Did you ever walk down the aisle of your favorite beauty store and feel overwhelmed just by reading all those labels? What does it all mean? Well if you are confused by all those terms on your products, read on…
Clarifying – This product uses ingredients specifically designed to strip through the hair styling products buildup on the hair. Its great to buy a clarifying product if you use sprays, gels or waxes.
Color Enhancing – This product contains low levels of natural or chemical colorants to lift your hair chemically treated hairs color.
Color Protective – This product is less aggressive in the amount of detergents it has in it to prevent drying or color stripping your hair.
Moisturizing – When a product calls itself moisturizing it uses less harsh detergent than traditional shampoos.
Ph Balanced – Most products on the marketplace shelf tout that they are Ph balanced. This means it stops the scalp from becoming too acidic or alkaline, in which conditions bacteria to thrive causing irritation.
Thickening Shampoos – This means that this product often uses panthenol to thicken the hair shaft. Many also create an electrical charge within the hair shaft to prevent strands sticking together, making hair look fuller.
Volumizing Shampoos – This means that this product uses thickening and firming agents to create lift in the hair.
Want to know what can be in those products to obtain what the label says?
Beer: This sticks to the hairs surface, thereby creating shine.
Botanicals: These plant derived ingredients act on the hair – for example, rosemary is said to help greasy scalps.
Chamomile: A flower used in shampoos for blondes, it can lighten hair.
Clay: This deeply cleanses the hair and scalp. It is used in shampoo instead of potentially ittitating detergents.
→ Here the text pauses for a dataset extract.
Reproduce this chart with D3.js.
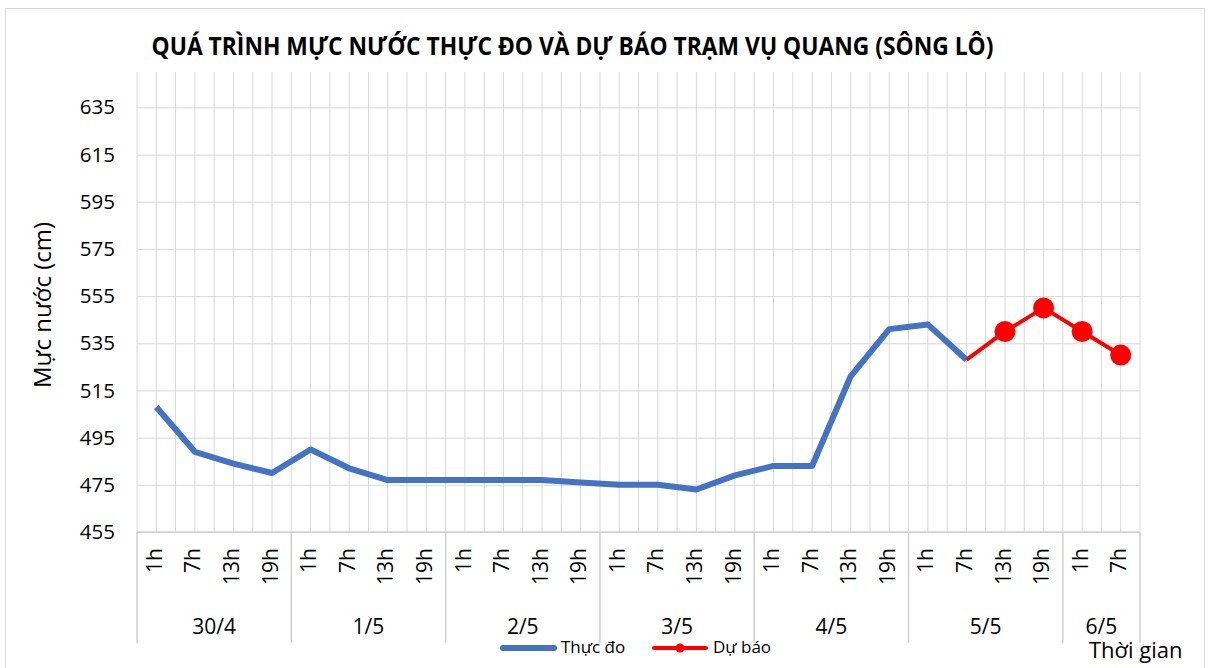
<!DOCTYPE html>
<html>
<head>
<meta charset="utf-8">
<script src="https://cdn.jsdelivr.net/npm/d3@7"></script>
<style>
  html, body { margin: 0; padding: 0; background: #fff; }
  text { font-family: "Open Sans", "Noto Sans", sans-serif; fill: #000; }
</style>
</head>
<body>
<div id="chart"></div>
<script>
// Water level at Vu Quang station, observed and forecast

// Hour of each point (x axis, lower row)
const hourLabels = ["1h", "7h", "13h", "19h", "1h", "7h", "13h", "19h", "1h", "7h", "13h", "19h",
                    "1h", "7h", "13h", "19h", "1h", "7h", "13h", "19h", "1h", "7h", "13h", "19h",
                    "1h", "7h"];
// Day groups (x axis, upper row) and how many hours each holds
const dayLabels = ["30/4", "1/5", "2/5", "3/5", "4/5", "5/5", "6/5"];
const dayCounts = [4, 4, 4, 4, 4, 4, 2];

// Observed level (cm)
const observed = [508, 489, 484, 480, 490, 482, 477, 477, 477, 477, 477, 476,
                  475, 475, 473, 479, 483, 483, 521, 541, 543, 528, null, null, null, null];
// Forecast level (cm), starting from the last observation
const forecast = [null, null, null, null, null, null, null, null, null, null, null, null,
                  null, null, null, null, null, null, null, null, null, 528, 540, 550, 540, 530];

const yTicks = [455, 475, 495, 515, 535, 555, 575, 595, 615, 635];

let width = 1209, height = 668;
let margin = {top: 72, right: 69, bottom: 136, left: 137};
let plotW = width - margin.left - margin.right,
    plotH = height - margin.top - margin.bottom;

let svg = d3.select("#chart").append("svg")
    .attr("width", width)
    .attr("height", height);

// Outer chart border
svg.append("rect")
    .attr("x", 5.5).attr("y", 8.5)
    .attr("width", 1199).attr("height", 700)
    .attr("fill", "none")
    .attr("stroke", "#d9d9d9");

let g = svg.append("g")
    .attr("transform", "translate(" + margin.left + "," + margin.top + ")");

let idx = hourLabels.map((d, i) => i);

let x = d3.scaleBand()
    .domain(idx)
    .range([0, plotW])
    .padding(0);

let y = d3.scaleLinear()
    .domain([455, 650])
    .range([plotH, 0]);

// Vertical gridlines at every category edge and centre
let vLines = [];
idx.forEach(i => { vLines.push(x(i)); vLines.push(x(i) + x.bandwidth() / 2); });
vLines.push(plotW);
g.selectAll(".vgrid")
    .data(vLines)
    .enter().append("line")
    .attr("x1", d => d).attr("x2", d => d)
    .attr("y1", 0).attr("y2", plotH)
    .attr("stroke", "#d9d9d9")
    .attr("stroke-width", 1);

// Horizontal gridlines and y labels
let yAxis = d3.axisLeft(y)
    .tickValues(yTicks)
    .tickSize(-plotW)
    .tickPadding(22)
    .tickFormat(d3.format("d"));
let yG = g.append("g").call(yAxis);
yG.select(".domain").remove();
yG.selectAll(".tick line").attr("stroke", "#d9d9d9");
yG.selectAll(".tick text")
    .style("font-size", "20.5px")
    .attr("fill", "#000");

// Bottom axis line
g.append("line")
    .attr("x1", 0).attr("x2", plotW)
    .attr("y1", plotH).attr("y2", plotH)
    .attr("stroke", "#d0d0d0")
    .attr("stroke-width", 1.5);

// Hour labels (rotated)
g.selectAll(".hour")
    .data(hourLabels)
    .enter().append("text")
    .attr("transform", (d, i) => "translate(" + (x(i) + x.bandwidth() / 2) + "," + (plotH + 16) + ") rotate(-90)")
    .attr("text-anchor", "end")
    .attr("dominant-baseline", "middle")
    .style("font-size", "21px")
    .text(d => d);

// Day group separators and labels
let starts = [];
let acc = 0;
dayCounts.forEach(c => { starts.push(acc); acc += c; });
let sepX = starts.map(s => x(s)).concat([plotW]);
g.selectAll(".sep")
    .data(sepX)
    .enter().append("line")
    .attr("x1", d => d).attr("x2", d => d)
    .attr("y1", plotH).attr("y2", plotH + 111)
    .attr("stroke", "#d0d0d0")
    .attr("stroke-width", 1.5);
g.selectAll(".day")
    .data(dayLabels)
    .enter().append("text")
    .attr("x", (d, i) => x(starts[i]) + dayCounts[i] * x.bandwidth() / 2)
    .attr("y", plotH + 96)
    .attr("text-anchor", "middle")
    .attr("dominant-baseline", "middle")
    .style("font-size", "21px")
    .text(d => d);

// Observed line
let line = d3.line()
    .defined(d => d != null)
    .x((d, i) => x(i) + x.bandwidth() / 2)
    .y(d => y(d));

g.append("path")
    .datum(observed)
    .attr("fill", "none")
    .attr("stroke", "#4472C4")
    .attr("stroke-width", 6)
    .attr("stroke-linejoin", "round")
    .attr("d", line);

// Forecast line with markers (no marker on the shared first point)
g.append("path")
    .datum(forecast)
    .attr("fill", "none")
    .attr("stroke", "#FF0000")
    .attr("stroke-width", 4)
    .attr("stroke-linejoin", "round")
    .attr("d", line);

g.selectAll(".fdot")
    .data(forecast.map((v, i) => ({v: v, i: i})).filter(d => d.v != null && observed[d.i] == null))
    .enter().append("circle")
    .attr("cx", d => x(d.i) + x.bandwidth() / 2)
    .attr("cy", d => y(d.v))
    .attr("r", 10.5)
    .attr("fill", "#FF0000");

// Title
svg.append("text")
    .attr("x", 572.5)
    .attr("y", 55)
    .attr("text-anchor", "middle")
    .attr("textLength", 842)
    .attr("lengthAdjust", "spacingAndGlyphs")
    .style("font-size", "25px")
    .style("font-weight", "bold")
    .text("QUÁ TRÌNH MỰC NƯỚC THỰC ĐO VÀ DỰ BÁO TRẠM VỤ QUANG (SÔNG LÔ)");

// Y axis title
svg.append("text")
    .attr("transform", "translate(45,305) rotate(-90)")
    .attr("text-anchor", "middle")
    .attr("dominant-baseline", "middle")
    .style("font-size", "24px")
    .text("Mực nước (cm)");

// X axis title
svg.append("text")
    .attr("x", 1089)
    .attr("y", 658)
    .style("font-size", "22px")
    .text("Thời gian");

// Legend
let legend = svg.append("g");
legend.append("line")
    .attr("x1", 503).attr("x2", 554)
    .attr("y1", 648).attr("y2", 648)
    .attr("stroke", "#4472C4")
    .attr("stroke-width", 6)
    .attr("stroke-linecap", "round");
legend.append("text")
    .attr("x", 561).attr("y", 648)
    .attr("dominant-baseline", "middle")
    .style("font-size", "17px")
    .text("Thực đo");
legend.append("line")
    .attr("x1", 654).attr("x2", 706)
    .attr("y1", 648).attr("y2", 648)
    .attr("stroke", "#FF0000")
    .attr("stroke-width", 4)
    .attr("stroke-linecap", "round");
legend.append("circle")
    .attr("cx", 680).attr("cy", 648)
    .attr("r", 4.5)
    .attr("fill", "#FF0000");
legend.append("text")
    .attr("x", 713).attr("y", 648)
    .attr("dominant-baseline", "middle")
    .style("font-size", "17px")
    .text("Dự báo");
</script>
</body>
</html>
Fruit Acids: Fruit Acids boost shine and condition by changing the hair’s pH balance.
Fruit Sugars: These hydrate the hair by drawing water from the air.
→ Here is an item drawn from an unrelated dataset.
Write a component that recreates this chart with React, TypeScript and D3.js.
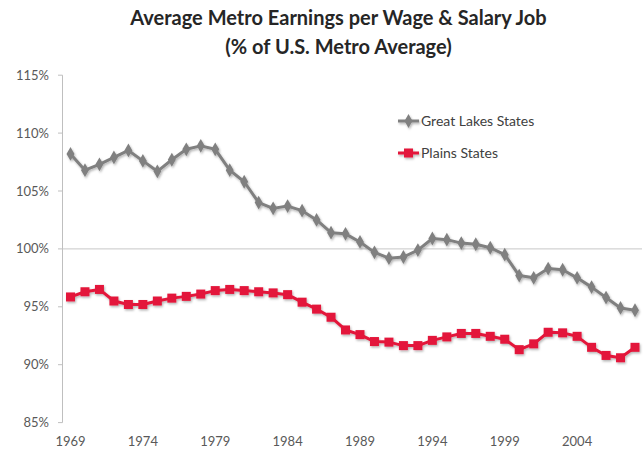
import React from "react";
import * as d3 from "d3";

const years: number[] = d3.range(1969, 2009);
const greatLakes: number[] = [
  108.2, 106.8, 107.3, 107.9, 108.5, 107.6, 106.7, 107.7, 108.6, 108.9,
  108.6, 106.8, 105.8, 104.0, 103.5, 103.7, 103.3, 102.5, 101.4, 101.3,
  100.6, 99.7, 99.2, 99.3, 99.9, 100.9, 100.8, 100.5, 100.4, 100.1,
  99.5, 97.7, 97.5, 98.3, 98.2, 97.5, 96.7, 95.8, 94.9, 94.7,
];
const plains: number[] = [
  95.85, 96.3, 96.5, 95.5, 95.2, 95.2, 95.5, 95.75, 95.9, 96.1,
  96.4, 96.5, 96.4, 96.3, 96.2, 96.05, 95.4, 94.8, 94.1, 93.0,
  92.6, 92.0, 91.95, 91.65, 91.65, 92.1, 92.4, 92.7, 92.7, 92.45,
  92.2, 91.3, 91.8, 92.8, 92.75, 92.45, 91.5, 90.8, 90.6, 91.5,
];
const yTicks: number[] = [85, 90, 95, 100, 105, 110, 115];
const xTickYears: number[] = [1969, 1974, 1979, 1984, 1989, 1994, 1999, 2004];
const titleLines: string[] = [
  "Average Metro Earnings per Wage & Salary Job",
  "(% of U.S. Metro Average)",
];
const seriesNames: string[] = ["Great Lakes States", "Plains States"];

const W = 643;
const H = 456;
const FONT = "Lato, 'Open Sans', sans-serif";

export default function App() {
  const x = d3.scaleLinear().domain([1969, 2008]).range([70.5, 635]);
  const y = d3.scaleLinear().domain([85, 115]).range([422.6, 75.2]);
  const line = d3
    .line<number>()
    .x((_, i) => x(years[i]))
    .y((d) => y(d));

  const gray = "#808080";
  const red = "#e3173a";
  const axisColor = "#bfbfbf";
  const textColor = "#595959";

  return (
    <svg
      width={W}
      height={H}
      style={{ position: "absolute", left: 0, top: 0, background: "#fff" }}
      fontFamily={FONT}
    >
      <defs>
        <filter id="shadow" x="-10%" y="-10%" width="120%" height="130%">
          <feDropShadow dx="1" dy="1.5" stdDeviation="1" floodColor="#000" floodOpacity="0.3" />
        </filter>
      </defs>
      <rect width={W} height={H} fill="#fff" />
      {/* Title */}
      {titleLines.map((t, i) => (
        <text
          key={t}
          x={W / 2 + 17}
          y={25 + i * 29}
          textAnchor="middle"
          fontSize={20}
          fontWeight="bold"
          fill="#262626"
        >
          {t}
        </text>
      ))}
      {/* Y axis */}
      <line x1={62.5} x2={62.5} y1={y(115)} y2={y(85)} stroke={axisColor} strokeWidth={1} />
      {yTicks.map((t) => (
        <g key={t}>
          <line x1={58} x2={62.5} y1={y(t)} y2={y(t)} stroke={axisColor} />
          <text
            x={49}
            y={y(t)}
            dy="0.35em"
            textAnchor="end"
            fontSize={13}
            fill={textColor}
          >
            {t}%
          </text>
        </g>
      ))}
      {/* Horizontal axis line at 100% */}
      <line x1={62.5} x2={642} y1={y(100)} y2={y(100)} stroke="#c8c8c8" strokeWidth={1} />
      {/* X labels */}
      {xTickYears.map((yr) => (
        <text key={yr} x={x(yr)} y={446} textAnchor="middle" fontSize={13} fill={textColor}>
          {yr}
        </text>
      ))}
      {/* Series */}
      <g filter="url(#shadow)">
        <path d={line(greatLakes) || ""} fill="none" stroke={gray} strokeWidth={3} strokeLinejoin="round" />
        {greatLakes.map((v, i) => (
          <path
            key={i}
            d={d3.symbol(d3.symbolDiamond, 55)() || ""}
            transform={`translate(${x(years[i])},${y(v)})`}
            fill={gray}
          />
        ))}
        <path d={line(plains) || ""} fill="none" stroke={red} strokeWidth={3} strokeLinejoin="round" />
        {plains.map((v, i) => (
          <rect key={i} x={x(years[i]) - 4.5} y={y(v) - 4.5} width={9} height={9} fill={red} />
        ))}
      </g>
      {/* Legend */}
      <g filter="url(#shadow)">
        <line x1={398} x2={419} y1={121} y2={121} stroke={gray} strokeWidth={3} />
        <path d={d3.symbol(d3.symbolDiamond, 55)() || ""} transform="translate(408.5,121)" fill={gray} />
        <line x1={398} x2={419} y1={153} y2={153} stroke={red} strokeWidth={3} />
        <rect x={404} y={148.5} width={9} height={9} fill={red} />
      </g>
      {seriesNames.map((n, i) => (
        <text key={n} x={421} y={121 + i * 32} dy="0.35em" fontSize={14} fill="#404040">
          {n}
        </text>
      ))}
    </svg>
  );
}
Panthenol: This penetrates the hair shaft, causing it to swell and thicken.
Protein: Hair is made from a protein called keratin, but external proteins do not enhance this. Instead, they coat the hair, strengthening it and creating thickness.
Vitamins: Other than B5, these don’t penetrate the hair, instead like proteins, they coat it, making it look thicker.
Zinc Pyrithione: The most common treatment for dandruff, it slows cell regeneration on the scalp.